Le dérapage budgétaire est aussi dans le viseur de l’agence de notation Moody’s, dont la communication récente semble préparer le terrain à un nouveau downgrade du rating souverain français (actuellement Aa1 sous perspective négative). Pour rappel, l’agence S&P a déjà procédé à deux dégradations d’un cran (en janvier 2012 et en novembre 2013), laissant le rating à AA sous perspective stable. Quant à Fitch, l’agence n’a procédé qu’à un downgrade, d’un cran à AA+, en juillet 2013, l’assortissant d’une perspective stable.

Le prix de la clarté et de la cohésion du gouvernement

Ce nouveau changement de gouvernement est surprenant seulement cinq mois après le remaniement d’avril post-élections municipales. Il a le mérite de la clarté et de la clarification mais il n’est pas sans risques. Il pose tout d’abord la question de la majorité rétrécie sur laquelle le gouvernement va pouvoir compter.
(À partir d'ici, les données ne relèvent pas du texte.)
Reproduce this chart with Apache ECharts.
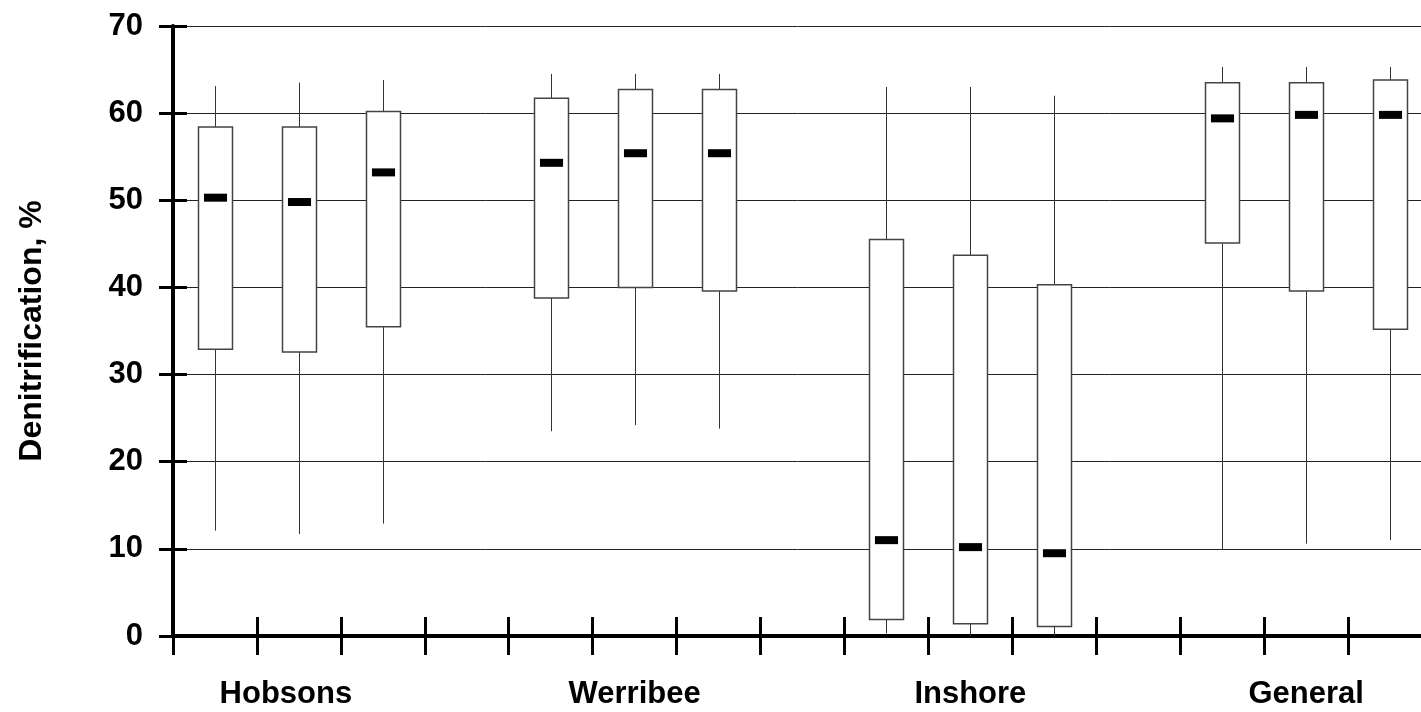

Il va peut- être parler d’une même voix dorénavant mais, dans les rangs de l’Assemblée, on risque d’entendre, au contraire, plus de voix discordantes. Il dispose d’outils institutionnels pour gouverner et faire passer ses réformes (en particulier l’article 49-3 de la Constitution) mais ce n’est pas propice à la restauration d’un climat de confiance. Le dialogue social risque de ne pas s’apaiser non plus au passage. Pour clarifier les choses, Manuel Valls a annoncé qu’il solliciterait un vote de confiance en septembre ou en octobre. Le plus probable est que celle-ci lui soit accordée, la possibilité d’une dissolution agissant comme un repoussoir.

Dans ces conditions, quid de l’avancement des réformes ? Leur mise en œuvre va-t-elle s’en trouver simplifiée et accélérée comme c’est souhaitable ou, au contraire, plus encore freinée qu’aujourd’hui voire stoppée par les blocages politiques ? La question reste ouverte. La volonté réformatrice doit l’emporter pour que l’économie française se porte mieux.